Mrs. Jones can give her spouse $10,000, and Mr. and Mrs. Jones give joint gifts of $20,000 to each of the other beneficiaries (Matt, Courtney, Sylvia and Rob). This results in gifts of $90,000. The gifts transferred to the Gift Trust are under the terms of a Crummey Power, which allows each of them to withdraw their $10,000 for a period of 30 days. This qualifies the gifts as ones of a present interest and, thus, none of the gifts are subject to gift tax (but are qualifying annual exclusion gifts).
In addition, the trust has the following features. It provides that the Settlor, Mrs. Jones, can substitute property of substantially equivalent value and transfer such property to the trust and withdraw the equivalent property. Also, Mrs. Jones can borrow from the trust without collateral. These two provisions qualify the trust as a 'grantor trust' under the Internal Revenue Code and the trust will not be subject to income tax during the life of Mrs. Jones (as long as she does not give up her right to substitute property or borrow without collateral).

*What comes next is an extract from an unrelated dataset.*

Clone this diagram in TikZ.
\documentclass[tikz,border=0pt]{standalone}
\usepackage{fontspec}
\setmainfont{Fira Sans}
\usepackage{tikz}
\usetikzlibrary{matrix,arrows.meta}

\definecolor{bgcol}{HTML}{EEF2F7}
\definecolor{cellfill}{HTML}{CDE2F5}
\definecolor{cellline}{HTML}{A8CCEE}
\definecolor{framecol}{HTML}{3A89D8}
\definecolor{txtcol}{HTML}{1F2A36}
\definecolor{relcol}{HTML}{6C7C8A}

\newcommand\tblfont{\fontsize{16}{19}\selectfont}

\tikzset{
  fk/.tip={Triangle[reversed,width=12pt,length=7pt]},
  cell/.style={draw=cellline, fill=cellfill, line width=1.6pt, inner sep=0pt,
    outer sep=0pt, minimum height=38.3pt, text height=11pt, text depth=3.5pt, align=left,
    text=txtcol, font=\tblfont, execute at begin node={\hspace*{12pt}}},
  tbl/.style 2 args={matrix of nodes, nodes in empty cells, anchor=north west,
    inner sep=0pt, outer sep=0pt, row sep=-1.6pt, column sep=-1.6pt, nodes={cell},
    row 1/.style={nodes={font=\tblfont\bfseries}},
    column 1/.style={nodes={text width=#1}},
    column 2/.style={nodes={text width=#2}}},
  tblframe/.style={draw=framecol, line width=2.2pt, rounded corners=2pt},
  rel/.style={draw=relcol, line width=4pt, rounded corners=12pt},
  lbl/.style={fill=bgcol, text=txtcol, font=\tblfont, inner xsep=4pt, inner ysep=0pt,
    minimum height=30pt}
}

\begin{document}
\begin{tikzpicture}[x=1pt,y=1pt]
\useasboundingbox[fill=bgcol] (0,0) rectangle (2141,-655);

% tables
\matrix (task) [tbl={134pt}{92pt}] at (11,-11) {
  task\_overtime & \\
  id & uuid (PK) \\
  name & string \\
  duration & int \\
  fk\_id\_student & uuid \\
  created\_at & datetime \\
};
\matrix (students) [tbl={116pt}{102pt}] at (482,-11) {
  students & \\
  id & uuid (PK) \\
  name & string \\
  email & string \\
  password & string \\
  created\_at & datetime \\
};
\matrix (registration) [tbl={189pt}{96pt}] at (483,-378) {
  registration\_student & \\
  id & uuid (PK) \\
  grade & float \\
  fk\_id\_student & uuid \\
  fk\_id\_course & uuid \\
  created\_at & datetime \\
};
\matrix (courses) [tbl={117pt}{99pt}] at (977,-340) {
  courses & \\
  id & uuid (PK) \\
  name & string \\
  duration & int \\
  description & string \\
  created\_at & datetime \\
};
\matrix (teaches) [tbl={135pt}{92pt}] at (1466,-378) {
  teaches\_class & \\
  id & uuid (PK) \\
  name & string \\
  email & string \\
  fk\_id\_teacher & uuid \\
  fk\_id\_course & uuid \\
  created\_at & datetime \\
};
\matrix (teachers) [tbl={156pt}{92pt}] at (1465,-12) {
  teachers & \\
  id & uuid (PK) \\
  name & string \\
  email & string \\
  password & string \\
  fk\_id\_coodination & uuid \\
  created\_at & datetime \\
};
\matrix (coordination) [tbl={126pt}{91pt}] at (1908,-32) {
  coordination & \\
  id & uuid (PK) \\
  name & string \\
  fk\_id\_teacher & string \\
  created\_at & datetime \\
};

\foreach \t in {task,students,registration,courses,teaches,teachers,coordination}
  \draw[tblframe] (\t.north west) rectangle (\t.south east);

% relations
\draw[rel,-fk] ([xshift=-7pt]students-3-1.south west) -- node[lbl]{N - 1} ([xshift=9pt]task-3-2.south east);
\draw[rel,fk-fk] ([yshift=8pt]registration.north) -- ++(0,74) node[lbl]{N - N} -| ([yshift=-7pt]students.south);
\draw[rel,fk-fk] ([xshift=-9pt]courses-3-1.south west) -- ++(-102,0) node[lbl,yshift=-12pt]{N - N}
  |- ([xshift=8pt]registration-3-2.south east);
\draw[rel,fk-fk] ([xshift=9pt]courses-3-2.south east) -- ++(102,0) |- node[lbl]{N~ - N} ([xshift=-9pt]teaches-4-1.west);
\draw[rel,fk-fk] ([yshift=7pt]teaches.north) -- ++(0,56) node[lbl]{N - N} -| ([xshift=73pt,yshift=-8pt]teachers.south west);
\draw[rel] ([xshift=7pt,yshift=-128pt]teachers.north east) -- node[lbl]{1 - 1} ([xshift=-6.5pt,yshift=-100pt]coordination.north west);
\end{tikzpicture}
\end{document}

The trust also provides that a 'Trust Protector' may amend the trust in certain circumstances such as to achieve certain tax savings or to comply with state law. The trust also provides that Mrs. Jones will provide the trustees (in this case herself, her son, Matt, and her brother, Rob) with investment advice as a Trust Investment Adviser.
Each year the family can transfer a similar amount to the trust, transfer tax free. The trust will continue to grow income tax-free because the income tax on the trust property is paid by Mrs. Jones individually and not by the Spousal Gift Trust. All of the trust property's appreciation will grow and will not be subject to estate tax in Mrs. Jones federal taxable estate, nor will any of amounts so contributed to the trust as annual exclusion gifts includable in the federal taxable estate. In addition, the trust, since it is irrevocable under state law, the trust assets will be accorded asset-liability protection.

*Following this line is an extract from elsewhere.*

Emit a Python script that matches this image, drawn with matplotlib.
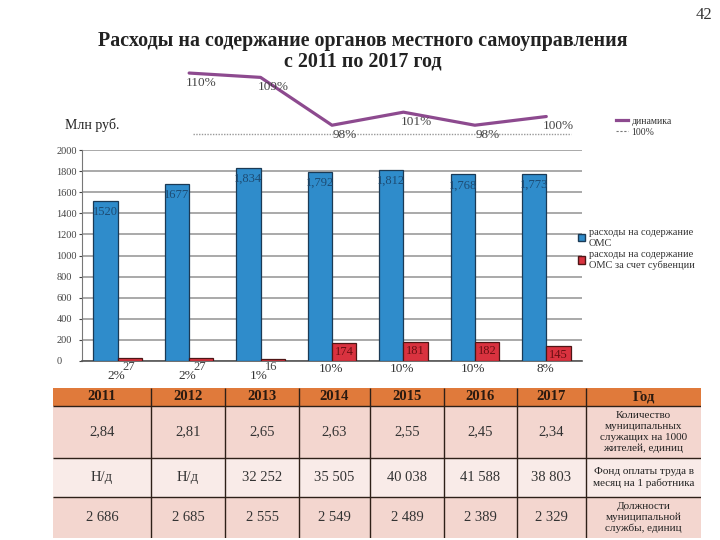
import matplotlib

matplotlib.use("Agg")
import matplotlib.pyplot as plt
from matplotlib.lines import Line2D
from matplotlib.patches import Patch, Rectangle

# ---- data -------------------------------------------------------------
years = ["2011", "2012", "2013", "2014", "2015", "2016", "2017"]
oms_costs = [1520, 1677, 1834, 1792, 1812, 1768, 1773]
oms_labels = ["1520", "1677", "1,834", "1,792", "1,812", "1,768", "1,773"]
subv_costs = [27, 27, 16, 174, 181, 182, 145]
subv_share = ["2%", "2%", "1%", "10%", "10%", "10%", "8%"]

dyn_years = ["2012", "2013", "2014", "2015", "2016", "2017"]
dyn_values = [110, 109, 98, 101, 98, 100]
dyn_ref = 100

yticks = [0, 200, 400, 600, 800, 1000, 1200, 1400, 1600, 1800, 2000]

row_labels = [
    "Количество\nмуниципальных\nслужащих на 1000\nжителей, единиц",
    "Фонд оплаты труда в\nмесяц на 1 работника",
    "Должности\nмуниципальной\nслужбы, единиц",
]
staff_per_1000 = ["2,84", "2,81", "2,65", "2,63", "2,55", "2,45", "2,34"]
salary_fund = ["Н/д", "Н/д", "32 252", "35 505", "40 038", "41 588", "38 803"]
positions = ["2 686", "2 685", "2 555", "2 549", "2 489", "2 389", "2 329"]

# ---- style ------------------------------------------------------------
plt.rcParams["font.family"] = ["Liberation Serif", "DejaVu Serif"]
BLUE = "#2f8ccb"
BLUE_EDGE = "#1b3a55"
RED = "#d9323f"
RED_EDGE = "#4e1616"
PURPLE = "#8d4a8f"
GRID = "#a3a3a3"
TEXT = "#333333"
HEAD = "#e07a3b"
ROW_A = "#f3d6cf"
ROW_B = "#f9ebe8"
BORDER = "#2e2018"

W, H = 720, 540
fig = plt.figure(figsize=(7.2, 5.4), dpi=100)
fig.patch.set_facecolor("white")


def px_axes(x0, y0, x1, y1):
    """Axes placed by pixel box (top-left origin)."""
    return fig.add_axes([x0 / W, 1 - y1 / H, (x1 - x0) / W, (y1 - y0) / H])


fig.text(363 / W, 1 - 41 / H, "Расходы на содержание органов местного самоуправления",
         ha="center", va="center", fontsize=14.4, fontweight="bold", color="#222222")
fig.text(363 / W, 1 - 61 / H, "с 2011 по 2017 год",
         ha="center", va="center", fontsize=14.4, fontweight="bold", color="#222222")
fig.text(712 / W, 1 - 15 / H, "42", ha="right", va="center", fontsize=12, color="#333333")
fig.text(65 / W, 1 - 125 / H, "Млн руб.", ha="left", va="center", fontsize=10, color="#222222")

# ---- bar chart --------------------------------------------------------
ax = px_axes(82, 150, 582, 361)
bw = 0.34
xs = list(range(len(years)))
ax.bar([x - bw / 2 for x in xs], oms_costs, bw, color=BLUE, edgecolor=BLUE_EDGE,
       linewidth=0.9, zorder=3)
ax.bar([x + bw / 2 for x in xs], subv_costs, bw, color=RED, edgecolor=RED_EDGE,
       linewidth=0.9, zorder=3)
ax.set_xlim(-0.5, 6.5)
ax.set_ylim(0, 2000)
ax.set_yticks(yticks)
ax.tick_params(axis="y", length=2.5, pad=16, labelsize=7.5, colors="#444444")
for lab in ax.get_yticklabels():
    lab.set_horizontalalignment("left")
ax.set_xticks([])
ax.grid(True, axis="y", color=GRID, linewidth=1.3, zorder=0)
for side in ("top", "right"):
    ax.spines[side].set_visible(False)
ax.spines["left"].set_color("#777777")
ax.spines["bottom"].set_color("#555555")
ax.spines["bottom"].set_linewidth(1.2)
ax.set_facecolor("white")

for i in xs:
    ax.annotate(oms_labels[i], (i - bw / 2, oms_costs[i]), xytext=(0, -8),
                textcoords="offset points", ha="center", va="center",
                fontsize=9, color="#1d4b73", zorder=4, annotation_clip=False)
    small = subv_costs[i] < 100
    if small:
        ax.annotate(str(subv_costs[i]), (i + bw / 2, 0), xytext=(-1, -4.5),
                    textcoords="offset points", ha="center", va="center",
                    fontsize=9, color="#444444", annotation_clip=False)
    else:
        ax.annotate(str(subv_costs[i]), (i + bw / 2, subv_costs[i]), xytext=(0, -6.5),
                    textcoords="offset points", ha="center", va="center",
                    fontsize=9, color="#6a0f12", zorder=4, annotation_clip=False)
    ax.annotate(subv_share[i], (i, 0), xytext=(-1, -10.5 if small else -6),
                textcoords="offset points", ha="center", va="center",
                fontsize=9.5, color=TEXT, annotation_clip=False)

fig.legend([Patch(facecolor=BLUE, edgecolor=BLUE_EDGE), Patch(facecolor=RED, edgecolor=RED_EDGE)],
           ["расходы на содержание\nОМС", "расходы на содержание\nОМС за счет субвенции"],
           loc="upper left", bbox_to_anchor=(574 / W, 1 - 224 / H), frameon=False,
           fontsize=7.5, handlelength=0.7, handleheight=0.7, handletextpad=0.3,
           labelspacing=0.25, labelcolor="#333333", borderaxespad=0)

# ---- dynamics line ----------------------------------------------------
lax = px_axes(82, 60, 582, 140)
lax.set_xlim(-0.5, 6.5)
lax.set_ylim(94.6, 113)
lax.axis("off")
dyn_x = [years.index(y) for y in dyn_years]
lax.plot(dyn_x, dyn_values, color=PURPLE, linewidth=2.3, solid_capstyle="round")
# the 100% guide is drawn along the bottom of the panel, as on the slide
lax.hlines(94.6 + 1.4, 1.05, 6.35, colors="#999999", linestyles=(0, (1, 1)), linewidth=1)
for x, v in zip(dyn_x, dyn_values):
    lax.annotate(f"{v}%", (x, v), xytext=(9, -7), textcoords="offset points",
                 ha="center", va="center", fontsize=9.5, color="#444444",
                 annotation_clip=False)

fig.legend([Line2D([], [], color=PURPLE, linewidth=2.3),
            Line2D([], [], color="#777777", linestyle=(0, (2, 1.5)), linewidth=0.8)],
           ["динамика", f"{dyn_ref}%"], loc="upper left",
           bbox_to_anchor=(612 / W, 1 - 113 / H), frameon=False, fontsize=7,
           handlelength=1.2, handletextpad=0.4, labelspacing=0.2,
           labelcolor="#333333", borderaxespad=0)

# ---- table ------------------------------------------------------------
col_edges = [53, 151, 225, 299, 370, 444, 517, 586, 701]
row_edges = [388, 406, 458, 497, 538]
tax = px_axes(col_edges[0], row_edges[0], col_edges[-1], row_edges[-1])
tax.set_xlim(col_edges[0], col_edges[-1])
tax.set_ylim(row_edges[-1], row_edges[0])
tax.axis("off")

header = years + ["Год"]
rows = [staff_per_1000 + [row_labels[0]],
        salary_fund + [row_labels[1]],
        positions + [row_labels[2]]]
fills = [HEAD, ROW_A, ROW_B, ROW_A]
for r, cells in enumerate([header] + rows):
    y0, y1 = row_edges[r], row_edges[r + 1]
    tax.add_patch(Rectangle((col_edges[0], y0), col_edges[-1] - col_edges[0], y1 - y0,
                            facecolor=fills[r], edgecolor="none"))
    for c, txt in enumerate(cells):
        cx = (col_edges[c] + col_edges[c + 1]) / 2
        cy = (y0 + y1) / 2
        if r == 0:
            tax.text(cx, cy, txt, ha="center", va="center", fontsize=10.5,
                     fontweight="bold", color="#2a1a10")
        elif c == len(cells) - 1:
            tax.text(cx, cy, txt, ha="center", va="center", fontsize=8,
                     color="#222222", linespacing=1.25)
        else:
            tax.text(cx, cy, txt, ha="center", va="center", fontsize=10.5,
                     color="#333333")
for xe in col_edges[1:-1]:
    tax.vlines(xe, row_edges[0], row_edges[-1], colors=BORDER, linewidth=1)
for ye in row_edges[1:-1]:
    tax.hlines(ye, col_edges[0], col_edges[-1], colors=BORDER, linewidth=1)

fig.savefig("out.png", dpi=100, facecolor="white")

Observe what has happened: The Jones have gotten $90,000 out of their taxable estate, have the property accorded asset-liability protection, Mr. Jones is a beneficiary (in the event he would need assistance for health, support and maintenance), the trust may still be amended in certain circumstances, and Mrs. Jones, as Trust Investment Adviser, still determines how the money is invested during her life. At her death the money can be retained in trust for their children and their children's descendants.

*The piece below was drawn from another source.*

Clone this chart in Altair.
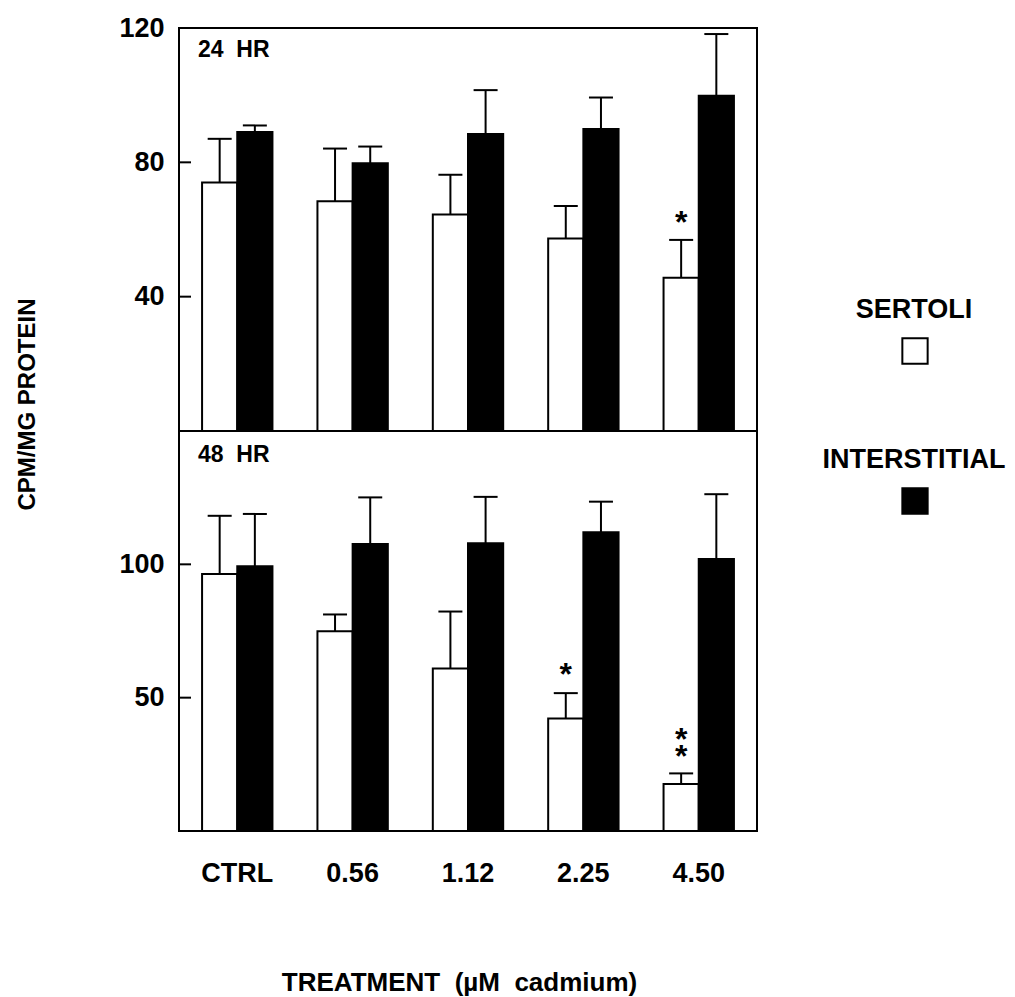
import altair as alt
import pandas as pd

# ---------------- data ----------------
doses = ["CTRL", "0.56", "1.12", "2.25", "4.50"]
series = ["SERTOLI", "INTERSTITIAL"]
fills = ["white", "black"]

s24_mean = [74.0, 68.4, 64.5, 57.3, 45.6]
s24_err = [13.0, 15.7, 11.8, 9.7, 11.3]
i24_mean = [89.0, 79.7, 88.4, 89.9, 99.8]
i24_err = [2.0, 5.0, 13.1, 9.4, 18.4]

s48_mean = [96.4, 74.9, 60.9, 42.2, 17.6]
s48_err = [21.8, 6.3, 21.4, 9.5, 4.0]
i48_mean = [99.3, 107.6, 107.9, 112.0, 102.0]
i48_err = [19.6, 17.5, 17.4, 11.5, 24.3]

# significance marks (value = centre of the upper asterisk)
star24_dose = ["4.50"]
star24_text = ["*"]
star24_y = [63.5]
star48_dose = ["2.25", "4.50"]
star48_text = ["*", "*\n*"]
star48_y = [60.2, 35.9]

y24_labels = [40, 80, 120]
y24_ticks = [40, 80]
y48_labels = [50, 100]
y48_ticks = [50, 100]

NB = "\u00a0"
FONT = "Liberation Sans"
FILL = alt.Fill("series:N", scale=alt.Scale(domain=series, range=fills), legend=None)


def make_df(s_mean, s_err, i_mean, i_err):
    rows = []
    for d, m, e in zip(doses, s_mean, s_err):
        rows.append({"dose": d, "series": "SERTOLI", "mean": m, "hi": m + e})
    for d, m, e in zip(doses, i_mean, i_err):
        rows.append({"dose": d, "series": "INTERSTITIAL", "mean": m, "hi": m + e})
    return pd.DataFrame(rows)


def legend_layer():
    leg_df = pd.DataFrame({"series": series})
    ly = alt.Y("series:N",
               scale=alt.Scale(type="point", domain=series, range=[290, 440], padding=0),
               axis=None)
    leg_text = alt.Chart(leg_df).mark_text(
        font=FONT, fontSize=27, fontWeight="bold", align="center", baseline="alphabetic",
        color="black",
    ).encode(y=ly, x=alt.value(735), text="series:N")
    leg_sq = alt.Chart(leg_df).mark_point(
        shape="square", size=640, filled=True, stroke="black", strokeWidth=2,
        opacity=1, yOffset=33,
    ).encode(y=ly, x=alt.value(736), fill=FILL)
    return alt.layer(leg_text, leg_sq)


def panel(df, star_dose, star_text, star_y, ymax, tick_vals, tag, tag_y,
          height, x_axis, y_axis, with_legend=False):
    xs = alt.Scale(domain=doses, paddingInner=0.39, paddingOuter=0.2)
    x = alt.X("dose:N", scale=xs, axis=x_axis)
    xo = alt.XOffset("series:N", scale=alt.Scale(domain=series, paddingInner=0, paddingOuter=0))
    ys = alt.Scale(domain=[0, ymax], nice=False, zero=True)

    base = alt.Chart(df)
    bars = base.mark_bar(stroke="black", strokeWidth=2).encode(
        x=x, xOffset=xo,
        y=alt.Y("mean:Q", scale=ys, axis=y_axis),
        fill=FILL,
    )
    errs = base.mark_rule(color="black", strokeWidth=2).encode(
        x=x, xOffset=xo,
        y=alt.Y("mean:Q", scale=ys, axis=y_axis), y2="hi:Q",
    )
    caps = base.mark_tick(color="black", size=24, thickness=2, opacity=1).encode(
        x=x, xOffset=xo,
        y=alt.Y("hi:Q", scale=ys, axis=y_axis),
    )
    sdf = pd.DataFrame({"dose": star_dose, "series": ["SERTOLI"] * len(star_dose),
                        "txt": star_text, "y": star_y})
    stars = alt.Chart(sdf).mark_text(
        font=FONT, fontSize=32, fontWeight="bold", color="black",
        baseline="alphabetic", dy=15, lineBreak="\n", lineHeight=17,
    ).encode(x=x, xOffset=xo, y=alt.Y("y:Q", scale=ys, axis=y_axis), text="txt:N")

    tdf = pd.DataFrame({"v": tick_vals})
    ticks = alt.Chart(tdf).mark_rule(color="black", strokeWidth=2).encode(
        y=alt.Y("v:Q", scale=ys, axis=y_axis), x=alt.value(0), x2=alt.value(12),
    )
    lab = alt.Chart(pd.DataFrame({"t": [tag]})).mark_text(
        font=FONT, fontSize=23, fontWeight="bold", align="left", baseline="alphabetic",
        color="black",
    ).encode(text="t:N", x=alt.value(19), y=alt.value(tag_y))

    inner = alt.layer(bars, errs, caps, stars, ticks, lab)
    if with_legend:
        return alt.layer(inner, legend_layer()).resolve_scale(
            y="independent"
        ).properties(width=578, height=height)
    return inner.properties(width=578, height=height)


def yaxis(vals, **kw):
    return alt.Axis(values=vals, ticks=False, tickSize=0, domain=False, grid=False,
                    labelFont=FONT, labelFontSize=27, labelFontWeight="bold",
                    labelColor="black", labelPadding=15, **kw)


df24 = make_df(s24_mean, s24_err, i24_mean, i24_err)
df48 = make_df(s48_mean, s48_err, i48_mean, i48_err)

top = panel(df24, star24_dose, star24_text, star24_y, 120, y24_ticks,
            "24" + NB + NB + "HR", 29, 403,
            None, yaxis(y24_labels, title=None), with_legend=True)

bottom = panel(
    df48, star48_dose, star48_text, star48_y, 150, y48_ticks,
    "48" + NB + NB + "HR", 31, 400,
    alt.Axis(labelAngle=0, ticks=False, tickSize=0, domain=False, grid=False,
             labelFont=FONT, labelFontSize=27, labelFontWeight="bold", labelColor="black",
             labelPadding=29,
             title="TREATMENT" + NB + NB + "(µM" + NB + NB + "cadmium)",
             titleFont=FONT, titleFontSize=26, titleFontWeight="bold", titleColor="black",
             titleX=280, titleY=138, titleBaseline="top"),
    yaxis(y48_labels, title="CPM/MG PROTEIN", titleFont=FONT, titleFontSize=24,
          titleFontWeight="bold", titleColor="black", titleX=-152, titleY=-27,
          titleBaseline="middle", titleAngle=270),
)

chart = alt.vconcat(top, bottom, spacing=0, bounds="flush").properties(
    padding={"left": 13, "top": 13, "right": 0, "bottom": 0},
    background="white",
).configure_view(stroke="black", strokeWidth=2)

chart.save("out.html", embed_options={"renderer": "svg", "actions": False})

Dynastic Trusts operate similarly to Gift Trusts (they are irrevocable, are 'Grantor Trusts' for trust income tax purposes, have Trust Protector provisions providing the family attorney the right to amend the trust in certain limited circumstances, a trust Investment Advisor allowing the trust settlor (creator) to continue to determine investment decisions).
The difference between Dynastic Trusts and Gift Trusts are as follows: Dynastic Trusts are not funded by annual exclusion amounts but with amounts that are covered by both the life-time credits for gift/estate tax and by the life-time exemption amount from the Generation Skipping Tax. The consequence of this type of funding is that amounts which are ultimately distributable from the Dynastic Trust will always be transfer tax-free. In addition, Dynastic Trusts are always set up in a state which has abrogated the common law 'rule against perpetuities' which allows the trust to remain in existence forever. The English common law 'rule against perpetuities' limits trusts' existence to 'lives in being plus twenty-one years.' In operation it is a very complicated rule whose interpretation varies from jurisdiction, but serves to severely limit the time in which a trust can exist.
A dozen states have repealed the rule against perpetuities. They include Missouri, South Dakota, Delaware, Maine, Alaska, Ohio, Illinois, Arizona among others.